Like Linsanity Before It, Decision on Jeremy Fueled By Emotions

The New York Knicks decision to not sign the Houston Rocket’s offer sheet to Jeremy Lin was an emotional “don’t mess with me” decision by Knicks Boss James Dolan: Nothing more, and nothing less.

Ego trumped simple logic as previous economic arguments against signing Lin have been nullified in recent days with a slew of articles here, here, here, and here. So have notions that Lin’s signing might inhibit dreams of Chris Paul.

Whether Lin “did it to himself” during his contract renegotiation with Houston is only a useful explanation if talking to Jeremy Lin. The FINAL decision rested with James Dolan. It is Dolan who ultimately “did it to me” and “did it to Knick fans” who wanted Lin to remain a Knick.

As a Knick fan, I expect executives to put the very best basketball team on the floor, or at least the DESIRE to do so. Next year The Knicks will put a lesser basketball team on the floor.

But as many have already pointed out: the arguments against signing Lin are emotional ones since the Knicks lose absolutely nothing by signing Lin. Just as starry eyed Linsanity lovers had their Linflated opinions based on emotion, so did Lin’s biggest critics — perhaps even as a direct response to the original love affair with Lin whose public displays of affection proved just mildly nauseating.

Ultimately, both Lin’s extreme lovers and his extreme critics are guilty of excess. We can talk all day about Lin’s deficiencies, but I was at that Wizards game sitting in the 10th row when I personally saw Lin break the ankles of a very speedy John Wall. I know for a fact that you can’t teach that no matter how many hours you spend in the gym.  You just do not give away that first step and many other attribures of a 23 year old, and receive nothing in return.

You just don’t do it. You play that card. If your hand busts, then so be it. But you play that card. Period.

 

Believe me, on a meritocracy, justice, and social level, I did not want Lin to resign with the Knicks. I did not want Lin getting more credit for wins than he deserved – which he surely would. I did not want Carmelo unfairly getting all the blame for any losses despite clearly being our best player. I did not want our disgusting New York tabloid media engaging in racially-driven story-lines of Lin as savior and Melo as selfish that would be eaten up by too many ignorant fans who prefer fairy tales over championships.

Lin’s NBA stereotype-breaking as an Asian-American has always been a wonderful aspect, but not at the expense of a counter-narrative based more on skin over skill. Had Lin been signed, I was prepared to vigorously fight such media battles as I recently did when Steve Nash got a free loyalty pass over Ray Allen.

And yet, as a lifelong Knick fan, those very strong feelings were still trumped by my desire to put the very best team on the floor on a team that does not even have a suitable shooting guard to begin next season (you are Linsane if you think JR Smith will work in this starting line-up).

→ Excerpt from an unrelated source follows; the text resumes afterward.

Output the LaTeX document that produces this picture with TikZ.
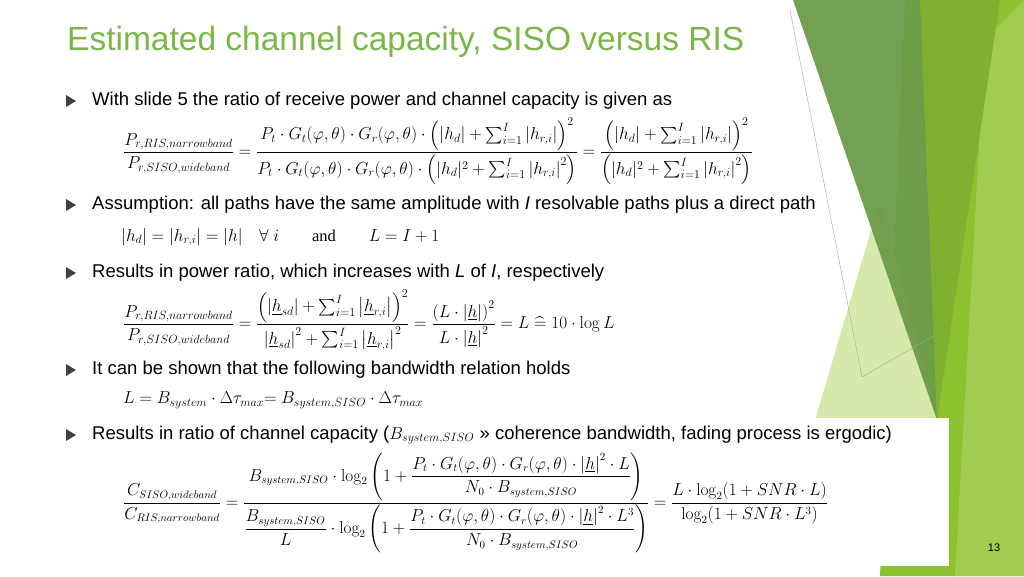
\documentclass[tikz,border=0pt]{standalone}
\usepackage{amsmath,amssymb}
\usepackage[no-math]{fontspec}
\setmainfont{Liberation Sans}
\definecolor{ttl}{RGB}{122,182,72}
\definecolor{gbright}{RGB}{140,194,48}
\definecolor{gmid}{RGB}{128,176,48}
\definecolor{gdark}{RGB}{108,156,74}
\definecolor{gpale}{RGB}{214,232,170}
\definecolor{glite}{RGB}{160,204,80}
\tikzset{bul/.style={fill=black!75,draw=none},
 txt/.style={anchor=west,font=\fontsize{18.5}{21}\selectfont,inner sep=0},
 eq/.style={anchor=west,font=\fontsize{16.5}{19}\selectfont,inner sep=0}}
\begin{document}
\begin{tikzpicture}[x=1pt,y=-1pt]
\useasboundingbox (0,0) rectangle (1024,576);
\fill[white] (0,0) rectangle (1024,576);
% decoration
\fill[gbright] (905,0) -- (1024,0) -- (1024,576) -- (880,576) -- cycle;
\fill[glite] (985,40) -- (1024,0) -- (1024,576) -- (955,576) -- cycle;
\fill[gpale] (880,200) -- (937,420) -- (815,420) -- cycle;
\fill[gmid] (920,0) -- (1000,0) -- (937,420) -- cycle;
\fill[gdark,opacity=0.95] (793,0) -- (920,0) -- (937,420) -- cycle;
\draw[gray!70,thin] (790,10) -- (862,377) -- (935,335);
\fill[white] (0,418) rectangle (949,566);
% title
\node[anchor=west,inner sep=0,text=ttl,font=\fontsize{33.5}{38}\selectfont] (title) at (67,42) {Estimated channel capacity, SISO versus RIS};
% bullets
\foreach \y in {101,205,273,370,435}
  \fill[bul] (66,\y-6) -- (76,\y) -- (66,\y+6) -- cycle;
\node[txt] (t1) at (92,101) {With slide 5 the ratio of receive power and channel capacity is given as};
\node[txt] (t2) at (92,205) {Assumption: all paths have the same amplitude with \textit{I} resolvable paths plus a direct path};
\node[txt] (t3) at (92,273) {Results in power ratio, which increases with \textit{L} of \textit{I}, respectively};
\node[txt] (t4) at (92,370) {It can be shown that the following bandwidth relation holds};
\node[txt] (t5) at (92,435) {Results in ratio of channel capacity ($B_{system,SISO}$ >> coherence bandwidth, fading process is ergodic)};
% equations
\node[eq] (e1) at (123,151) {$\displaystyle \frac{P_{r,RIS,narrowband}}{P_{r,SISO,wideband}}=\frac{P_t\cdot G_t(\varphi,\theta)\cdot G_r(\varphi,\theta)\cdot\left(|h_d|+\sum_{i=1}^{I}\left|h_{r,i}\right|\right)^2}{P_t\cdot G_t(\varphi,\theta)\cdot G_r(\varphi,\theta)\cdot\left(|h_d|^2+\sum_{i=1}^{I}\left|h_{r,i}\right|^2\right)}=\frac{\left(|h_d|+\sum_{i=1}^{I}\left|h_{r,i}\right|\right)^2}{\left(|h_d|^2+\sum_{i=1}^{I}\left|h_{r,i}\right|^2\right)}$};
\node[eq] (e2) at (121,237) {$|h_d|=\left|h_{r,i}\right|=|h|\quad\forall\ i\qquad\text{\fontspec{Liberation Serif}and}\qquad L=I+1$};
\node[eq] (e3) at (123,320) {$\displaystyle \frac{P_{r,RIS,narrowband}}{P_{r,SISO,wideband}}=\frac{\left(\left|\underline{h}_{sd}\right|+\sum_{i=1}^{I}\left|\underline{h}_{r,i}\right|\right)^2}{\left|\underline{h}_{sd}\right|^2+\sum_{i=1}^{I}\left|\underline{h}_{r,i}\right|^2}=\frac{\left(L\cdot\left|\underline{h}\right|\right)^2}{L\cdot\left|\underline{h}\right|^2}=L\mathrel{\widehat{=}}10\cdot\log L$};
\node[eq] (e4) at (123,400) {$L=B_{system}\cdot\Delta\tau_{max}{=}\ B_{system,SISO}\cdot\Delta\tau_{max}$};
\node[eq,font=\fontsize{16}{18}\selectfont] (e5) at (123,503) {$\displaystyle \frac{C_{SISO,wideband}}{C_{RIS,narrowband}}=\frac{B_{system,SISO}\cdot\log_2\left(1+\dfrac{P_t\cdot G_t(\varphi,\theta)\cdot G_r(\varphi,\theta)\cdot\left|\underline{h}\right|^2\cdot L}{N_0\cdot B_{system,SISO}}\right)}{\dfrac{B_{system,SISO}}{L}\cdot\log_2\left(1+\dfrac{P_t\cdot G_t(\varphi,\theta)\cdot G_r(\varphi,\theta)\cdot\left|\underline{h}\right|^2\cdot L^3}{N_0\cdot B_{system,SISO}}\right)}=\frac{L\cdot\log_2(1+SNR\cdot L)}{\log_2(1+SNR\cdot L^3)}$};
\node[inner sep=0,font=\fontsize{11}{13}\selectfont] (pg) at (994,548) {13};
\end{tikzpicture}
\end{document}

Because I have so much respect for folks that were in disagreement about signing Lin, I found myself searching for reasons why so many astute basketball minds had it wrong. It always came back to that word: EMOTION.

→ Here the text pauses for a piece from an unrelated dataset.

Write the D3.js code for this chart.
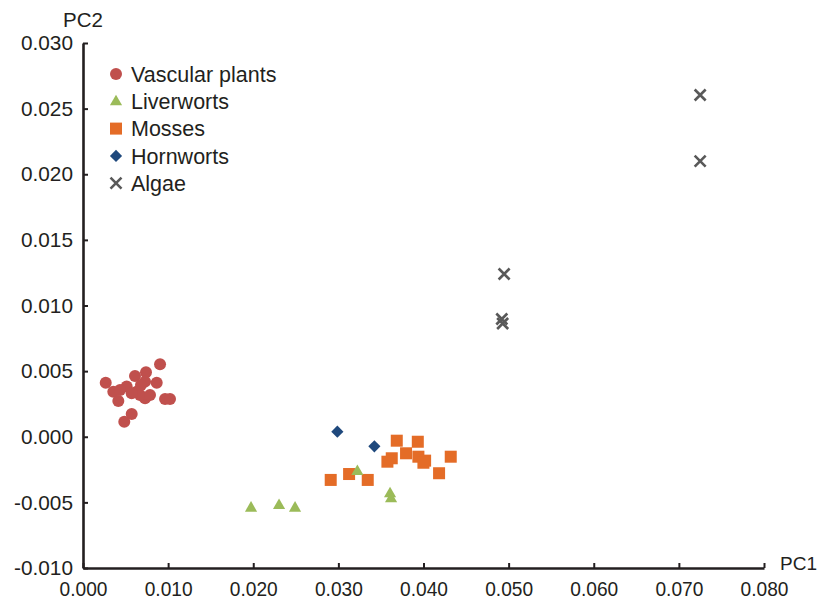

Dolan himself, and too many Knick fans let emotions cloud their thinking like Whitney Houston. That emotion could possibly be a(n):

1) Exaggerated counter-response to an exaggerated “Linsanity”;

2) Negative reaction to “how Lin handled the negotiations”;

3) Moral reaction to the contract itself given his brief body of work;

4) Sense of unfairness for superior players receiving much less money; or

5) Subconscious stereotyping of Lin as an Asian-American that over-scrutinized his flaws, and under-valued his assets.

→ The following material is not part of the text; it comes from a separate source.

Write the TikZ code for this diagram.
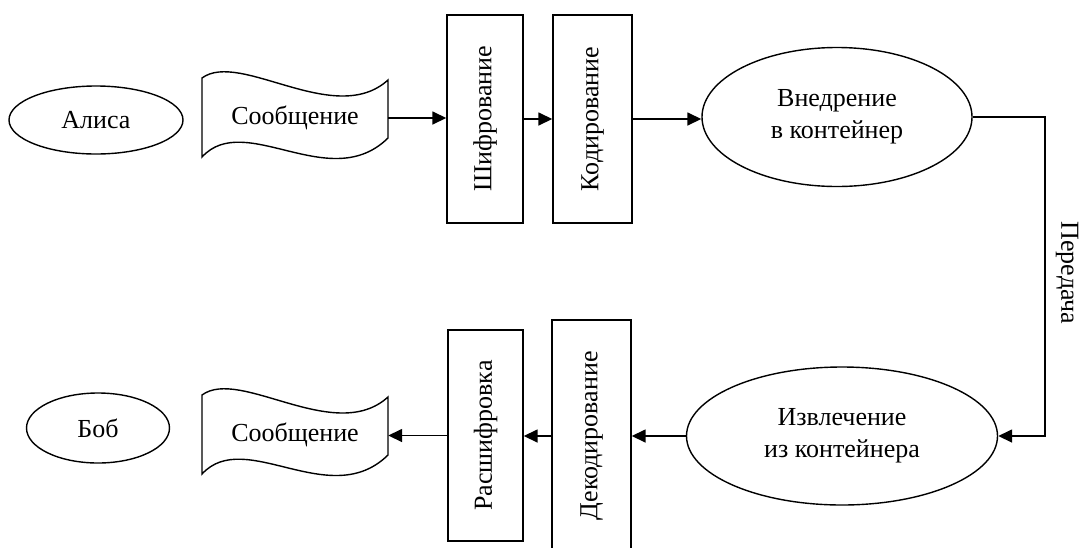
\documentclass[tikz,border=0pt]{standalone}
\usepackage{fontspec}
\setmainfont{Liberation Serif}
\usetikzlibrary{shapes.geometric,arrows.meta,calc}
\begin{document}
\begin{tikzpicture}[x=1pt,y=-1pt,
  every node/.style={font=\fontsize{26}{32}\selectfont},
  oval/.style={draw,ellipse,line width=1.4pt,inner sep=0pt,align=center},
  vbox/.style={draw,rectangle,line width=1.4pt,inner sep=0pt},
  tape/.style={draw,line width=1.4pt},
  conn/.style={line width=1.6pt,-{Triangle[length=14pt,width=13pt]}}]
\useasboundingbox (0,0) rectangle (1081,547);
% Alice, Bob
\node[oval,minimum width=174pt,minimum height=68pt] (alice) at (96,120) {Алиса};
\node[oval,minimum width=143pt,minimum height=70pt] (bob) at (98,428) {Боб};
% messages (punched tape shape)
\draw[tape] (202,78) .. controls (240,50) and (335,128) .. (388,80) -- (388,138)
  .. controls (330,195) and (245,110) .. (202,157) -- cycle;
\node[minimum width=186pt,minimum height=60pt,inner sep=0pt] (msg1) at (295,118) {Сообщение};
\begin{scope}[yshift=-317pt]
\draw[tape] (202,78) .. controls (240,50) and (335,128) .. (388,80) -- (388,138)
  .. controls (330,195) and (245,110) .. (202,157) -- cycle;
\end{scope}
\node[minimum width=186pt,minimum height=60pt,inner sep=0pt] (msg2) at (295,435) {Сообщение};
% upper boxes
\node[vbox,minimum width=76pt,minimum height=208pt] (shif) at (485,119) {};
\node[rotate=90] (shift) at (shif.center) {Шифрование};
\node[vbox,minimum width=79pt,minimum height=208pt] (kod) at (592.5,119) {};
\node[rotate=90] (kodt) at (kod.center) {Кодирование};
% lower boxes
\node[vbox,minimum width=75pt,minimum height=211pt] (rassh) at (485.5,435.5) {};
\node[rotate=90] (rassht) at (rassh.center) {Расшифровка};
\node[vbox,minimum width=79pt,minimum height=232pt] (dekod) at (591.5,436) {};
\node[rotate=90] (dekodt) at (dekod.center) {Декодирование};
% ellipses
\node[oval,minimum width=270pt,minimum height=139pt] (vnedr) at (837,117) {Внедрение\\в контейнер};
\node[oval,minimum width=311pt,minimum height=138pt] (izvl) at (842,436) {Извлечение\\из контейнера};
% connectors
\draw[conn] (msg1.east) -- (msg1.east -| shif.west);
\draw[conn] (shif.east) -- (kod.west);
\draw[conn] (kod.east) -- (kod.east -| vnedr.west);
\coordinate (turn) at (1045,117);
\draw[conn] (vnedr.east) -- (turn) |- (izvl.east);
\node[rotate=-90] (peredacha) at (1067,273) {Передача};
\draw[conn] (izvl.west) -- (izvl.west -| dekod.east);
\draw[conn] (dekod.west) -- (dekod.west -| rassh.east);
\draw[conn] (rassh.west) -- (rassh.west -| msg2.east);
\end{tikzpicture}
\end{document}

6) Subconscious defense of African-American players being falsely criticized to prop Lin up as a false Horatio-Alger hero

It’s hard to speculate exactly which emotion(s) are at play, but I do know that support for yesterday’s decision is not based on basketball logic. Instead, a Larry Brownesque mantra seeped into this Lin affair: it wasn’t enough to resign Lin, but he had to be resigned “the right way”. Once again, Knick wins will be sacrificed for another “teachable moment”.

I think what bothered me most is that I suspect that during the last three days, James Dolan was gaging the wind for mass reaction, and what should have been a universal negative response forcing Dolan’s hand was a mixed one by media and fans. So in that sense, I see the emotional flaws of Dolan, media, and Knicks Fanatics everywhere as one and the same. Dolan didn’t make the final call — WE made it!

If time shows that I am wrong about Lin as a valuable contributor (starter or back-up), I promise to offer an extended apology to all those I may have offended by politely implying that they knew absolutely nothing about life, liberty, and the pursuit of Knick happiness.

But today, in my self-assured and perhaps self-absorbed world, I simply see any Knick fan who disagrees with me as wearing a Miami Heat jersey.

So please forgive me if it takes a little time before it turns back to orange and blue.